Geopolitical factors and trade policies, particularly tariffs, pose a risk to the wastewater business, especially in China. While the company is actively seeking to diversify its wastewater revenue geographically, a significant escalation in trade tensions could still negatively impact this segment's growth trajectory.

Execution risk in the commercialization of the PX G for CO2 refrigeration remains. While progress is encouraging, successful integration by OEMs and widespread adoption by end-users are not guaranteed and depend on factors like performance validation, cost-effectiveness, and market acceptance.
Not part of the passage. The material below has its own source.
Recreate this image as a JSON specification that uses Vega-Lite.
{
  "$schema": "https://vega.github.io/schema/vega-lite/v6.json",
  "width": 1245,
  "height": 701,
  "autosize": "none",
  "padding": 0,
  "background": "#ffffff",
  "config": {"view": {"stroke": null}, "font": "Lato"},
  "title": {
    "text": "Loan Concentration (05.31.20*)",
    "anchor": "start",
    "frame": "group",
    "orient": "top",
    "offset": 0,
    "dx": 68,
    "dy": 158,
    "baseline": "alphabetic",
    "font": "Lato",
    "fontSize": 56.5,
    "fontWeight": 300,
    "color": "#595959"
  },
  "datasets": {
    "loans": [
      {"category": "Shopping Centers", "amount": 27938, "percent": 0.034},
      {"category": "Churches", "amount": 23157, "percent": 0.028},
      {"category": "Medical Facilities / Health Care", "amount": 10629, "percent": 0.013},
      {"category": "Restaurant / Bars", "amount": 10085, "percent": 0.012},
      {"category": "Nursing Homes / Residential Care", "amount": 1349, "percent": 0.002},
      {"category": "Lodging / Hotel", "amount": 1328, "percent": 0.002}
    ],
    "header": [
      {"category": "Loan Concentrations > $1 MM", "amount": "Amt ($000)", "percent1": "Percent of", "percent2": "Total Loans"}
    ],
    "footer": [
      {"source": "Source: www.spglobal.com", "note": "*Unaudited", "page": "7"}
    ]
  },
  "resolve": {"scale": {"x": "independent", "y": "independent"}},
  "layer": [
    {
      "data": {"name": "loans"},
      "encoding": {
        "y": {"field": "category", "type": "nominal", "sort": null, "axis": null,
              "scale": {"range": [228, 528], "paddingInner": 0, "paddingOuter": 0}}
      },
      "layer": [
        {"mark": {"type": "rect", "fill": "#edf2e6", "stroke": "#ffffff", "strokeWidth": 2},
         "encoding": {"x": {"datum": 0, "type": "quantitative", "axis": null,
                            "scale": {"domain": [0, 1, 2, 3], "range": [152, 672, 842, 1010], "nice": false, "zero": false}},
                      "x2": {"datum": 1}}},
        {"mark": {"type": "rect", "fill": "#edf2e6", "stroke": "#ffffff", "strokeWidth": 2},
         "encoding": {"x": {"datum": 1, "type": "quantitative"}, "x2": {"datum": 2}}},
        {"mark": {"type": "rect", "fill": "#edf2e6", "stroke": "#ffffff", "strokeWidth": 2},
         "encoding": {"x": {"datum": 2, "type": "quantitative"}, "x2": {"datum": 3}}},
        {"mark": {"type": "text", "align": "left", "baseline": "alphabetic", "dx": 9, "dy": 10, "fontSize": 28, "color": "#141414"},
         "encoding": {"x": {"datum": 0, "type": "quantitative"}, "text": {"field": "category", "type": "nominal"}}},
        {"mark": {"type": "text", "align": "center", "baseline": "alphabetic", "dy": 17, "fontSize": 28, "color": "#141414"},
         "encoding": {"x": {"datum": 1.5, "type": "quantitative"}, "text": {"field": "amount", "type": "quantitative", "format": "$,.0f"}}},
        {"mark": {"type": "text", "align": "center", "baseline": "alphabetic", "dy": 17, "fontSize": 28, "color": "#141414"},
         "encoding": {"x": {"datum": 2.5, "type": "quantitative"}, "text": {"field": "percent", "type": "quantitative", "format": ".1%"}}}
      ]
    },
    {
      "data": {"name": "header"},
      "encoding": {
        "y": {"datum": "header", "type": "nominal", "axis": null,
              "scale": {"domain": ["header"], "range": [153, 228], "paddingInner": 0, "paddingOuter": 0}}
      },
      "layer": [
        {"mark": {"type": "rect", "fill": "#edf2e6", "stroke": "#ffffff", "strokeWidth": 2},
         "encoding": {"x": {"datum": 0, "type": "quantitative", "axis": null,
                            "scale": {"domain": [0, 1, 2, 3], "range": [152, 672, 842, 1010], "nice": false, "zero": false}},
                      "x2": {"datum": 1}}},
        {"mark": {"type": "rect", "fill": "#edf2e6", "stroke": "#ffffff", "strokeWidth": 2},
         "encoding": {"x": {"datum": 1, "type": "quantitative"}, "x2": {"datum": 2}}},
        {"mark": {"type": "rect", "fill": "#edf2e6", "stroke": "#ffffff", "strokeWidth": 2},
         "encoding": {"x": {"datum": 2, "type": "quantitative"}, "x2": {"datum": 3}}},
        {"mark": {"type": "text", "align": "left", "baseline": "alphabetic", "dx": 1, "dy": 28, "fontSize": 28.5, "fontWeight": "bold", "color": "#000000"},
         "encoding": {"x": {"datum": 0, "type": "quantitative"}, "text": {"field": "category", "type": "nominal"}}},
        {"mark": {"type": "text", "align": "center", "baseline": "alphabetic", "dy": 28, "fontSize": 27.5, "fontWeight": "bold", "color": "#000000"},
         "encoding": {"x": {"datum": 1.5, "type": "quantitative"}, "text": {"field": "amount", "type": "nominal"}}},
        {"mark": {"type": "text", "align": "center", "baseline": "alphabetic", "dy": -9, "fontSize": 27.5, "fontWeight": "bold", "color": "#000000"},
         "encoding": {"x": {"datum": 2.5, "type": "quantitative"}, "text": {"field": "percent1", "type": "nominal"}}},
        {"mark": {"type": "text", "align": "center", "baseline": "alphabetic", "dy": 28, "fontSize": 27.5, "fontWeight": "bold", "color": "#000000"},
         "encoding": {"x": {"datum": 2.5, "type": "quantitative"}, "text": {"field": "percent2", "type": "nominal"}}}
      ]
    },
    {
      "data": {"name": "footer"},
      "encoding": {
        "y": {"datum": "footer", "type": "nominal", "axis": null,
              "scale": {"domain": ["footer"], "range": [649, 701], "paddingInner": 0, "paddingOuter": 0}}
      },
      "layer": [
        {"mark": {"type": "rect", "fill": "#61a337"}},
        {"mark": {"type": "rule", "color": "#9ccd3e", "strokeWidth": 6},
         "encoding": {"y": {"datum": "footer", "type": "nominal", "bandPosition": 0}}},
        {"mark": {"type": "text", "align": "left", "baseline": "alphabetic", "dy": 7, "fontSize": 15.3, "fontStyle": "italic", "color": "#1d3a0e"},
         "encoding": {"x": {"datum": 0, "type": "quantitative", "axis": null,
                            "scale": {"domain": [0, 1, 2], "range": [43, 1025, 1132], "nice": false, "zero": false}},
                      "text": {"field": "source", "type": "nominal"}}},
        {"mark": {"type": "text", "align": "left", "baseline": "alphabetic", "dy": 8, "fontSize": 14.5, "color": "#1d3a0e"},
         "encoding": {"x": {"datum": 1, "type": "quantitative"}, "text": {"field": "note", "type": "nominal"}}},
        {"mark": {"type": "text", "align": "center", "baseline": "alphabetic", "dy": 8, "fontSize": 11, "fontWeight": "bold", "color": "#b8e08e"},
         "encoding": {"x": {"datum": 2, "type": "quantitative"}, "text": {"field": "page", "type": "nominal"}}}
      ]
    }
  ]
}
Furthermore, while macroeconomic concerns have moderated, global economic uncertainty, currency fluctuations, and interest rate changes could still impact customer investment decisions, project timelines, and the company's financial results. The company's investments in marketable securities are subject to interest rate risk, although this is mitigated by a relatively short weighted average maturity.

Conclusion

Energy Recovery stands as a compelling investment story centered around its differentiated, energy-saving Pressure Exchanger technology. With a dominant position in the essential desalination market providing a stable foundation and strong cash flow, the company is strategically expanding into promising new verticals like CO2 refrigeration and wastewater treatment. While the project-based nature of its core business introduces quarterly revenue variability and external factors like tariffs present challenges, particularly in the wastewater segment, management's clear strategic focus, operational discipline, and commitment to technological innovation underpin confidence in the company's growth trajectory. The successful commercialization of the PX G, validated by third-party testing and OEM integration, represents a significant potential catalyst for future value creation. Backed by a robust balance sheet and a willingness to return capital, Energy Recovery appears well-positioned to leverage its unique technology and capitalize on global demand for sustainable, energy-efficient solutions, making it a name worth considering for discerning investors.